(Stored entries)
[BEGIN]
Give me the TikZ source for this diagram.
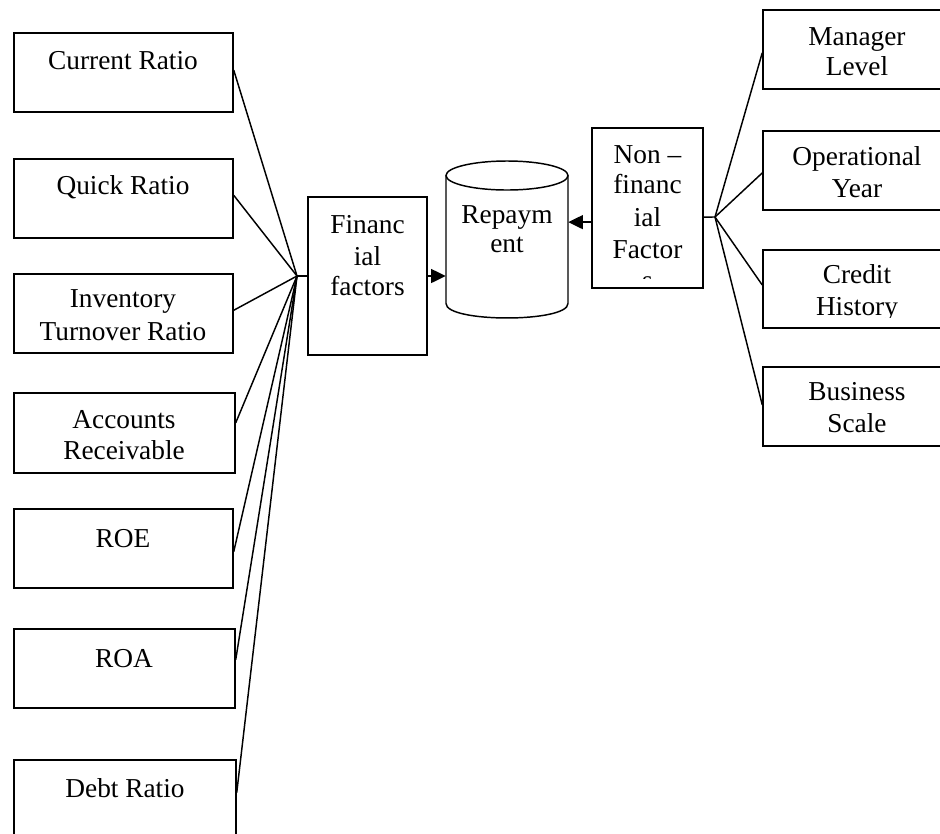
\documentclass[tikz,border=0pt]{standalone}
\usepackage{fontspec}
\setmainfont{Liberation Serif}
\usetikzlibrary{arrows.meta,calc,fit}
\tikzset{
  box/.style={draw, line width=1.1pt, inner sep=0pt, rectangle},
  shell/.style={inner sep=0pt, rectangle},
  lbl/.style={anchor=base, inner sep=0pt, font=\fontsize{20.5}{24}\selectfont},
  link/.style={line width=1.1pt},
  arr/.style={line width=1.1pt, -{Triangle[length=11pt,width=10.5pt]}},
}
\begin{document}
\begin{tikzpicture}[x=0.75pt,y=-0.75pt]
\clip (0,0) rectangle (940,833);

% ---- financial ratio boxes (left column)
\node[box, fit={(14,33) (233,112)}]  (cr)  {};
\node[box, fit={(14,159) (233,238)}] (qr)  {};
\node[box, fit={(14,274) (233,353)}] (itr) {};
\node[box, fit={(14,393) (235,473)}] (ar)  {};
\node[box, fit={(14,509) (233,588)}] (roe) {};
\node[box, fit={(14,629) (235,708)}] (roa) {};
\node[box, fit={(14,760) (236,840)}] (dr)  {};

\node[lbl] (crT)   at (123,69)  {Current Ratio};
\node[lbl] (qrT)   at (123,194) {Quick Ratio};
\node[lbl] (itrT1) at (123,307) {Inventory};
\node[lbl] (itrT2) at (123,340) {Turnover Ratio};
\node[lbl] (arT1)  at (124,428) {Accounts};
\node[lbl] (arT2)  at (124,459) {Receivable};
\node[lbl] (roeT)  at (123,547) {ROE};
\node[lbl] (roaT)  at (124,667) {ROA};
\node[lbl] (drT)   at (125,797) {Debt Ratio};

% ---- central blocks
\node[box, fit={(308,197) (427,355)}] (fin) {};
\node[lbl] (finT1) at (367.5,233) {Financ};
\node[lbl] (finT2) at (367.5,265) {ial};
\node[lbl] (finT3) at (367.5,295) {factors};

% repayment cylinder
\node[shell, fit={(446,161) (568,318)}] (rep) {};
\draw[link] (507,175.5) ellipse [x radius=45.75pt, y radius=10.875pt];
\draw[link] (446,175.5) -- (446,303.5)
  .. controls (446,322.8) and (568,322.8) .. (568,303.5) -- (568,175.5);
\node[lbl] (repT1) at (507,223) {Repaym};
\node[lbl] (repT2) at (507,252) {ent};

% non-financial block, its text cut off at the inner margin
\node[box, fit={(592,128) (703,288)}] (nf) {};
\begin{scope}
  \clip (592,128) rectangle (703,278.5);
  \node[lbl] (nfT1) at (647.5,163) {Non –};
  \node[lbl] (nfT2) at (647.5,193) {financ};
  \node[lbl] (nfT3) at (647.5,226) {ial};
  \node[lbl] (nfT4) at (647.5,258) {Factor};
  \node[lbl] (nfT5) at (647.5,289) {s};
\end{scope}

% ---- non-financial factor boxes (right column)
\node[box, fit={(763,10) (951,89)}]   (ml) {};
\node[box, fit={(763,131) (951,210)}] (oy) {};
\node[box, fit={(763,250) (951,328)}] (ch) {};
\node[box, fit={(763,367) (951,446)}] (bs) {};

\node[lbl] (mlT1) at (857,45)  {Manager};
\node[lbl] (mlT2) at (857,75)  {Level};
\node[lbl] (oyT1) at (857,165) {Operational};
\node[lbl] (oyT2) at (857,197) {Year};
\node[lbl] (chT1) at (857,283) {Credit};
\begin{scope}
  \clip (763,250) rectangle (951,317);
  \node[lbl] (chT2) at (857,315) {History};
\end{scope}
\node[lbl] (bsT1) at (857,400) {Business};
\node[lbl] (bsT2) at (857,432) {Scale};

% ---- connectors
\coordinate (hubL) at (297,276);
\coordinate (hubR) at (715,217);

\foreach \b/\f in {cr/0.47, qr/0.46, itr/0.46, ar/0.375, roe/0.54, roa/0.39, dr/0.41}
  \draw[link] ($(\b.north east)!\f!(\b.south east)$) -- (hubL);
\draw[link] (hubL) -- (hubL -| fin.west);

\foreach \b/\f in {ml/0.54, oy/0.53, ch/0.45, bs/0.48}
  \draw[link] (hubR) -- ($(\b.north west)!\f!(\b.south west)$);
\draw[link] ($(nf.north east)!0.556!(nf.south east)$) -- (hubR);

\draw[arr] (fin.east) -- (fin.east -| rep.west);
\coordinate (nfin) at ($(nf.north west)!0.5875!(nf.south west)$);
\draw[arr] (nfin) -- (nfin -| rep.east);
\end{tikzpicture}
\end{document}
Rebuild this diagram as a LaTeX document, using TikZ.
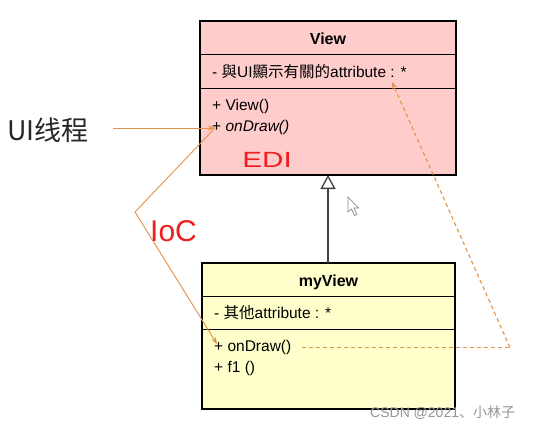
\documentclass[tikz,border=0pt]{standalone}
\usepackage{fontspec}
\setmainfont{Liberation Sans}
\newfontfamily\cjktc{Noto Sans CJK TC}
\newfontfamily\cjksc{Noto Sans CJK SC}
\usetikzlibrary{arrows.meta}
\definecolor{pinkfill}{RGB}{255,204,204}
\definecolor{yelfill}{RGB}{255,255,204}
\definecolor{orangeln}{RGB}{228,146,72}
\definecolor{handred}{RGB}{240,30,30}
\definecolor{wmgray}{RGB}{150,150,150}
\tikzset{
  compart/.style={draw=black, line width=1.3pt, minimum width=256pt, anchor=north west, inner sep=0pt},
  outerbox/.style={draw=black, line width=2.2pt},
  member/.style={anchor=west, inner sep=0pt, font=\fontsize{15.5}{17}\selectfont},
  titletxt/.style={font=\fontsize{16}{18}\selectfont\bfseries},
  orangearrow/.style={draw=orangeln, line width=0.9pt, -{Stealth[length=7pt,width=5pt]}},
  orangedash/.style={draw=orangeln, line width=1.1pt, dash pattern=on 4pt off 3pt},
  hand/.style={text=handred, inner sep=0pt},
}
\begin{document}
\begin{tikzpicture}[x=1pt,y=-1pt]
\useasboundingbox[fill=white] (0,0) rectangle (536,429);
% ---------- View class ----------
\fill[pinkfill] (200,21) rectangle (456,175);
\node[compart, minimum height=33pt] (vt) at (200,21) {};
\node[titletxt] (vtitle) at (328,39) {View};
\node[compart, minimum height=34pt] (va) at (200,54) {};
\node[compart, minimum height=87pt] (vm) at (200,88) {};
\draw[outerbox] (200,21) rectangle (456,175);
\node[member] (vattr) at (212,72) {- {\cjktc 與}UI{\cjktc 顯示有關的}attribute : *};
\node[member] (vctor) at (212,106) {+ View()};
\node[member] (vod) at (212,127) {+ \textit{onDraw()}};
\coordinate (vbot) at (328,175);
% ---------- myView class ----------
\fill[yelfill] (202,263) rectangle (455,409);
\node[compart, minimum width=253pt, minimum height=33pt] (mt) at (202,263) {};
\node[titletxt] (mtitle) at (328.5,282) {myView};
\node[compart, minimum width=253pt, minimum height=33pt] (ma) at (202,296) {};
\node[compart, minimum width=253pt, minimum height=80pt] (mm) at (202,329) {};
\draw[outerbox] (202,263) rectangle (455,409);
\node[member] (mattr) at (214,313) {- {\cjktc 其他}attribute : *};
\node[member] (mod) at (214,347) {+ onDraw()};
\node[member] (mf1) at (214,368) {+ f1 ()};
\coordinate (mtop) at (328,263);
% ---------- inheritance ----------
\draw[line width=1.5pt, draw=black!75, -{Triangle[open, length=14pt, width=15pt, line width=1.3pt]}] (mtop) -- (vbot);
% ---------- UI thread label ----------
\node[anchor=west, inner sep=0pt, font=\fontsize{27}{29}\selectfont\cjksc, text=black!85] (ui) at (7,130) {UI线程};
\coordinate (uistart) at (113,128);
\coordinate (vodtip) at (215,128);
\draw[orangearrow] (uistart) -- (vodtip);
% ---------- IoC call path ----------
\coordinate (bend) at (135,212);
\coordinate (modtip) at (217,344);
\draw[draw=orangeln, line width=0.9pt] (vodtip) -- (bend);
\draw[orangearrow] (bend) -- (modtip);
% ---------- override dashed link ----------
\coordinate (dstart) at (302,347.5);
\coordinate (dcorner) at (510,347.5);
\coordinate (attrtip) at (392,82);
\draw[orangedash] (dstart) -- (dcorner);
\draw[orangedash, -{Stealth[length=7pt,width=5pt]}] (dcorner) -- (attrtip);
% ---------- handwriting ----------
\node[hand, anchor=west, font=\fontsize{22}{22}\selectfont, xscale=1.35] (edi) at (242,160) {EDI};
\node[hand, anchor=west, font=\fontsize{30}{30}\selectfont] (ioc) at (150,231) {IoC};
% ---------- mouse cursor ----------
\draw[draw=black!45, fill=white, line width=0.7pt]
  (348,197) -- (348,212) -- (351.5,209) -- (354.5,215.5) -- (357,214.5) -- (354,208) -- (358.5,208) -- cycle;
% ---------- watermark ----------
\node[anchor=west, inner sep=0pt, text=wmgray, font=\fontsize{14}{15}\selectfont] (wm) at (370,413) {CSDN @2021{\cjksc 、小林子}};
\end{tikzpicture}
\end{document}
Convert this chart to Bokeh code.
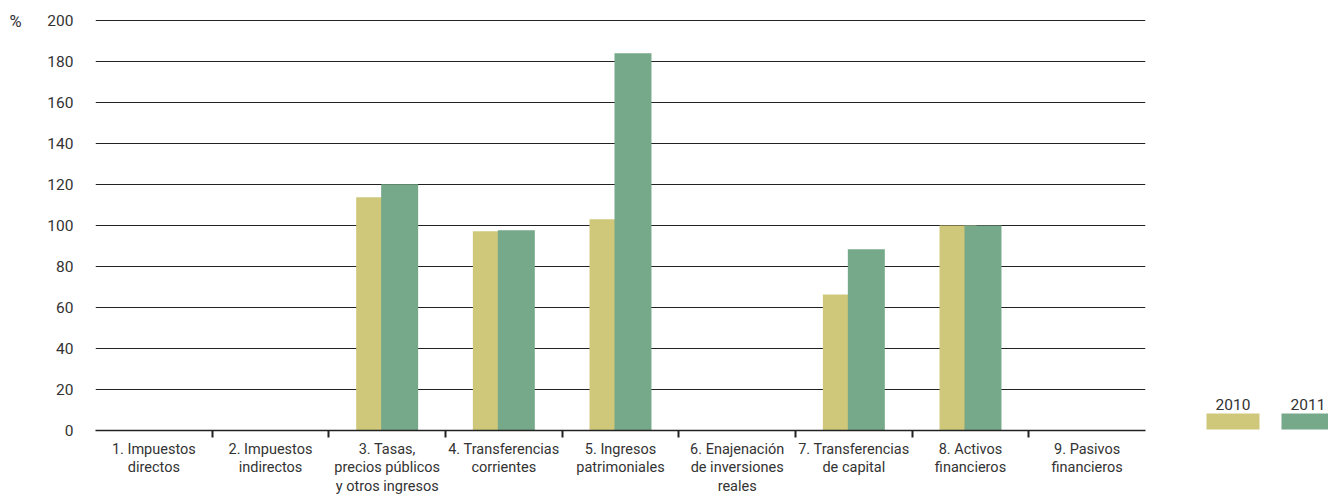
from bokeh.plotting import figure
from bokeh.models import Range1d, FixedTicker, ColumnDataSource
from bokeh.layouts import row
from bokeh.embed import file_html
from bokeh.resources import INLINE
from bokeh.core.properties import value

categories = [
    "1. Impuestos\ndirectos",
    "2. Impuestos\nindirectos",
    "3. Tasas,\nprecios públicos\ny otros ingresos",
    "4. Transferencias\ncorrientes",
    "5. Ingresos\npatrimoniales",
    "6. Enajenación\nde inversiones\nreales",
    "7. Transferencias\nde capital",
    "8. Activos\nfinancieros",
    "9. Pasivos\nfinancieros",
]
years = ["2010", "2011"]
values_2010 = [0, 0, 113.8, 97.2, 103.1, 0, 66.4, 100.0, 0]
values_2011 = [0, 0, 120.1, 97.7, 184.1, 0, 88.4, 100.0, 0]
y_ticks = [0, 20, 40, 60, 80, 100, 120, 140, 160, 180, 200]
y_unit = "%"

colors = ["#cfc87b", "#76a88a"]
TEXT = "#333333"
FONT = "Roboto"

n = len(categories)
centers = [i + 0.5 for i in range(n)]
offset = 0.107
bar_w = 0.317

FRAME_TOP, FRAME_BOTTOM = 18, 430
H = 497
LEFT_W = 30

# left strip with the unit label
lf = figure(width=LEFT_W, height=H, x_range=Range1d(0, LEFT_W), y_range=Range1d(H, 0),
            output_backend="svg", toolbar_location=None,
            min_border_left=0, min_border_right=0, min_border_top=0, min_border_bottom=0,
            frame_align=False)
lf.axis.visible = False
lf.grid.visible = False
lf.outline_line_color = None
lf.text(x=[9], y=[20.5], text=[y_unit], text_align="left", text_baseline="middle",
        text_font=value(FONT), text_font_size="16.5px", text_color=TEXT)

# main chart
p = figure(width=1170 - LEFT_W, height=H, x_range=Range1d(0, n), y_range=Range1d(0, 201),
           output_backend="svg", toolbar_location=None,
           min_border_left=95 - LEFT_W, min_border_right=25,
           min_border_top=FRAME_TOP, min_border_bottom=H - FRAME_BOTTOM)
p.outline_line_color = None
p.background_fill_color = "white"

series = [values_2010, values_2011]
for k, vals in enumerate(series):
    src = ColumnDataSource(dict(x=[c + (k * 2 - 1) * offset for c in centers], top=vals))
    p.vbar(x="x", top="top", bottom=0, width=bar_w, source=src,
           fill_color=colors[k], line_color=None)

xa = p.xaxis[0]
xa.ticker = FixedTicker(ticks=centers, minor_ticks=[float(i) for i in range(1, n)])
xa.major_label_overrides = {c: lab for c, lab in zip(centers, categories)}
xa.major_tick_line_color = None
xa.major_tick_out = 0
xa.major_tick_in = 0
xa.minor_tick_line_color = "#222222"
xa.minor_tick_line_width = 2
xa.minor_tick_out = 7
xa.minor_tick_in = 0
xa.axis_line_color = "#222222"
xa.axis_line_width = 1.5
xa.major_label_text_font = FONT
xa.major_label_text_font_size = "14.5px"
xa.major_label_text_color = TEXT
xa.major_label_text_line_height = 1.1
xa.major_label_standoff = 3

ya = p.yaxis[0]
ya.ticker = FixedTicker(ticks=y_ticks)
ya.axis_line_color = None
ya.major_tick_line_color = None
ya.major_tick_out = 0
ya.major_tick_in = 0
ya.minor_tick_line_color = None
ya.major_label_text_font = FONT
ya.major_label_text_font_size = "15.5px"
ya.major_label_text_color = TEXT
ya.major_label_standoff = 22

p.xgrid.grid_line_color = None
p.ygrid.ticker = FixedTicker(ticks=y_ticks)
p.ygrid.grid_line_color = "#222222"
p.ygrid.grid_line_width = 1

# legend panel (pixel-like coordinates matching the main frame)
lw = 1328 - 1170
leg = figure(width=lw, height=H, x_range=Range1d(0, lw),
             y_range=Range1d(FRAME_BOTTOM, FRAME_TOP),
             output_backend="svg", toolbar_location=None,
             min_border_left=0, min_border_right=0,
             min_border_top=FRAME_TOP, min_border_bottom=H - FRAME_BOTTOM)
leg.axis.visible = False
leg.grid.visible = False
leg.outline_line_color = None
sw_x = [36 + 75 * i for i in range(len(years))]
leg.quad(left=sw_x, right=[x + 53 for x in sw_x], top=[413] * len(years),
         bottom=[429] * len(years), fill_color=colors, line_color=None)
leg.text(x=[x + 26.5 for x in sw_x], y=[404] * len(years), text=years,
         text_align="center", text_baseline="alphabetic",
         text_font=value(FONT), text_font_size="15.5px", text_color=TEXT)

layout = row(lf, p, leg, spacing=0)
open("out.html", "w").write(file_html(layout, INLINE))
[END]
**TO DO:** Check each line above for the word "chart" and give the number of lines that have it, nothing else.

**ANSWER TO THE PROBLEM:** 2